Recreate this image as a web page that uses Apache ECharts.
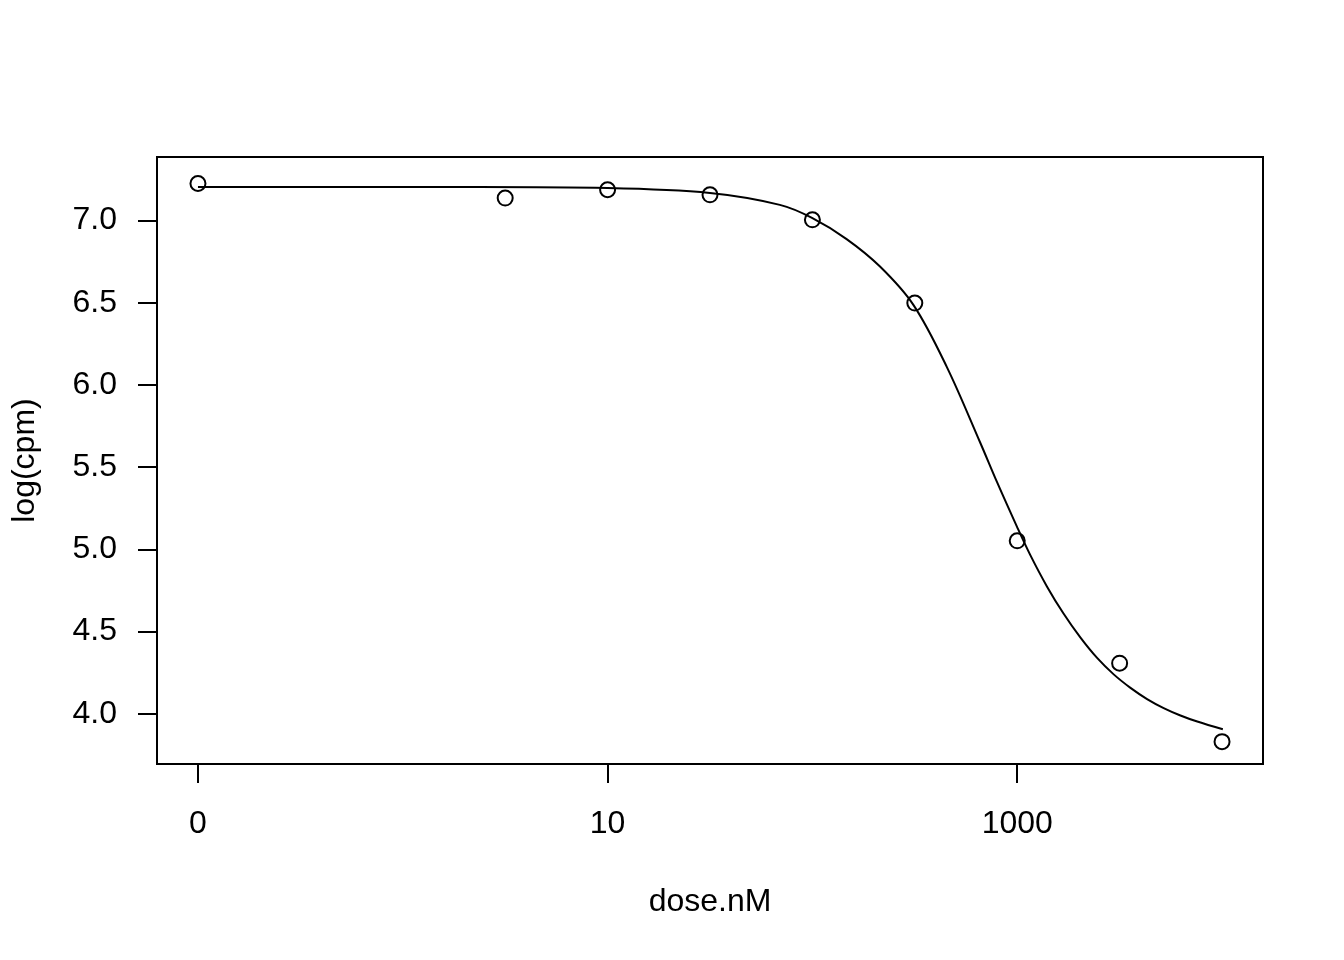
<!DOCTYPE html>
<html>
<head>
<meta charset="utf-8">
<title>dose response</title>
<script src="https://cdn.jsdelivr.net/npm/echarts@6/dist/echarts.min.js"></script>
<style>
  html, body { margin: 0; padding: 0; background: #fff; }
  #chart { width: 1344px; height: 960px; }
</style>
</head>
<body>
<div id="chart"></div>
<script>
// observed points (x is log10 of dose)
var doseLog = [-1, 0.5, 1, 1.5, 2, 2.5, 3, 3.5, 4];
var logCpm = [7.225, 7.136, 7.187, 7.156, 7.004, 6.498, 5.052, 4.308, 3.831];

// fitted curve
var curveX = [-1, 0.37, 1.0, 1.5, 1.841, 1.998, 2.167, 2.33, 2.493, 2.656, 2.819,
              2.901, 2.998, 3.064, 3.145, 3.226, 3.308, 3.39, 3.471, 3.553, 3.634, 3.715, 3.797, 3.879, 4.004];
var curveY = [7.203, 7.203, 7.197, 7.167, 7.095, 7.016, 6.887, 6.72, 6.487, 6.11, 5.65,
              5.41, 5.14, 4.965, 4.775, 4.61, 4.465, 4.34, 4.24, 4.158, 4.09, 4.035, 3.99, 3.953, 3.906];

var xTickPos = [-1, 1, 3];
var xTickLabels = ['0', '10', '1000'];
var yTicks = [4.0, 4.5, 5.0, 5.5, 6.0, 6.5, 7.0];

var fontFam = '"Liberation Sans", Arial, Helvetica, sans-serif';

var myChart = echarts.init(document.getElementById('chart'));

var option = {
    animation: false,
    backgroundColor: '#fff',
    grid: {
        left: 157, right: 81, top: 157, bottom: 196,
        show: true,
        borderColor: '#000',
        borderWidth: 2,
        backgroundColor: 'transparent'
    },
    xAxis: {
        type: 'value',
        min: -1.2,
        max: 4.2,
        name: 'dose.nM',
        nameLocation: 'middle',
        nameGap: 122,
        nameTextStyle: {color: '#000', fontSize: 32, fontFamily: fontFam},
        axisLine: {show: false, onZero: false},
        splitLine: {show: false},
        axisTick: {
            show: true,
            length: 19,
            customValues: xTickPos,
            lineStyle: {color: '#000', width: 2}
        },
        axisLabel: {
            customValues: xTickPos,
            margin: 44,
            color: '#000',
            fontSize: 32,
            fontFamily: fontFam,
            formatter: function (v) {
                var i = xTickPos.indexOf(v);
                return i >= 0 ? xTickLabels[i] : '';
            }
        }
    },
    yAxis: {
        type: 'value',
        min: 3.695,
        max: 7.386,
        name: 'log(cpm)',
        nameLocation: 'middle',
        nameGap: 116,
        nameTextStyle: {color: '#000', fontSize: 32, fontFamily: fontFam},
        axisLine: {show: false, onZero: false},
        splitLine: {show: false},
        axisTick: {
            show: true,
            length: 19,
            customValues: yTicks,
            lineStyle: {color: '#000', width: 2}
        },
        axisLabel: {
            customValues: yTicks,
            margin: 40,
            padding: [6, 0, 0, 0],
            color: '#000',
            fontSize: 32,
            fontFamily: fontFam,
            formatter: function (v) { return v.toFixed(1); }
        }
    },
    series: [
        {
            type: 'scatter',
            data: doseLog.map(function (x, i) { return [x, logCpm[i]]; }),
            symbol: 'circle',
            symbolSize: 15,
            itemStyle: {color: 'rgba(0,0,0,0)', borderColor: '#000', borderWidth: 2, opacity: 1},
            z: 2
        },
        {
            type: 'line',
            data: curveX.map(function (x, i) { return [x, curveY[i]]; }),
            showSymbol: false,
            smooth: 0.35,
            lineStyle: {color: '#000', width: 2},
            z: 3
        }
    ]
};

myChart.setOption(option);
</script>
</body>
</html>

**Short exercise:** Write the listing above out again exactly, dropping each image.

**Output of the exercise:**
Recreate this image as a web page that uses Apache ECharts.
<!DOCTYPE html>
<html>
<head>
<meta charset="utf-8">
<title>dose response</title>
<script src="https://cdn.jsdelivr.net/npm/echarts@6/dist/echarts.min.js"></script>
<style>
  html, body { margin: 0; padding: 0; background: #fff; }
  #chart { width: 1344px; height: 960px; }
</style>
</head>
<body>
<div id="chart"></div>
<script>
// observed points (x is log10 of dose)
var doseLog = [-1, 0.5, 1, 1.5, 2, 2.5, 3, 3.5, 4];
var logCpm = [7.225, 7.136, 7.187, 7.156, 7.004, 6.498, 5.052, 4.308, 3.831];

// fitted curve
var curveX = [-1, 0.37, 1.0, 1.5, 1.841, 1.998, 2.167, 2.33, 2.493, 2.656, 2.819,
              2.901, 2.998, 3.064, 3.145, 3.226, 3.308, 3.39, 3.471, 3.553, 3.634, 3.715, 3.797, 3.879, 4.004];
var curveY = [7.203, 7.203, 7.197, 7.167, 7.095, 7.016, 6.887, 6.72, 6.487, 6.11, 5.65,
              5.41, 5.14, 4.965, 4.775, 4.61, 4.465, 4.34, 4.24, 4.158, 4.09, 4.035, 3.99, 3.953, 3.906];

var xTickPos = [-1, 1, 3];
var xTickLabels = ['0', '10', '1000'];
var yTicks = [4.0, 4.5, 5.0, 5.5, 6.0, 6.5, 7.0];

var fontFam = '"Liberation Sans", Arial, Helvetica, sans-serif';

var myChart = echarts.init(document.getElementById('chart'));

var option = {
    animation: false,
    backgroundColor: '#fff',
    grid: {
        left: 157, right: 81, top: 157, bottom: 196,
        show: true,
        borderColor: '#000',
        borderWidth: 2,
        backgroundColor: 'transparent'
    },
    xAxis: {
        type: 'value',
        min: -1.2,
        max: 4.2,
        name: 'dose.nM',
        nameLocation: 'middle',
        nameGap: 122,
        nameTextStyle: {color: '#000', fontSize: 32, fontFamily: fontFam},
        axisLine: {show: false, onZero: false},
        splitLine: {show: false},
        axisTick: {
            show: true,
            length: 19,
            customValues: xTickPos,
            lineStyle: {color: '#000', width: 2}
        },
        axisLabel: {
            customValues: xTickPos,
            margin: 44,
            color: '#000',
            fontSize: 32,
            fontFamily: fontFam,
            formatter: function (v) {
                var i = xTickPos.indexOf(v);
                return i >= 0 ? xTickLabels[i] : '';
            }
        }
    },
    yAxis: {
        type: 'value',
        min: 3.695,
        max: 7.386,
        name: 'log(cpm)',
        nameLocation: 'middle',
        nameGap: 116,
        nameTextStyle: {color: '#000', fontSize: 32, fontFamily: fontFam},
        axisLine: {show: false, onZero: false},
        splitLine: {show: false},
        axisTick: {
            show: true,
            length: 19,
            customValues: yTicks,
            lineStyle: {color: '#000', width: 2}
        },
        axisLabel: {
            customValues: yTicks,
            margin: 40,
            padding: [6, 0, 0, 0],
            color: '#000',
            fontSize: 32,
            fontFamily: fontFam,
            formatter: function (v) { return v.toFixed(1); }
        }
    },
    series: [
        {
            type: 'scatter',
            data: doseLog.map(function (x, i) { return [x, logCpm[i]]; }),
            symbol: 'circle',
            symbolSize: 15,
            itemStyle: {color: 'rgba(0,0,0,0)', borderColor: '#000', borderWidth: 2, opacity: 1},
            z: 2
        },
        {
            type: 'line',
            data: curveX.map(function (x, i) { return [x, curveY[i]]; }),
            showSymbol: false,
            smooth: 0.35,
            lineStyle: {color: '#000', width: 2},
            z: 3
        }
    ]
};

myChart.setOption(option);
</script>
</body>
</html>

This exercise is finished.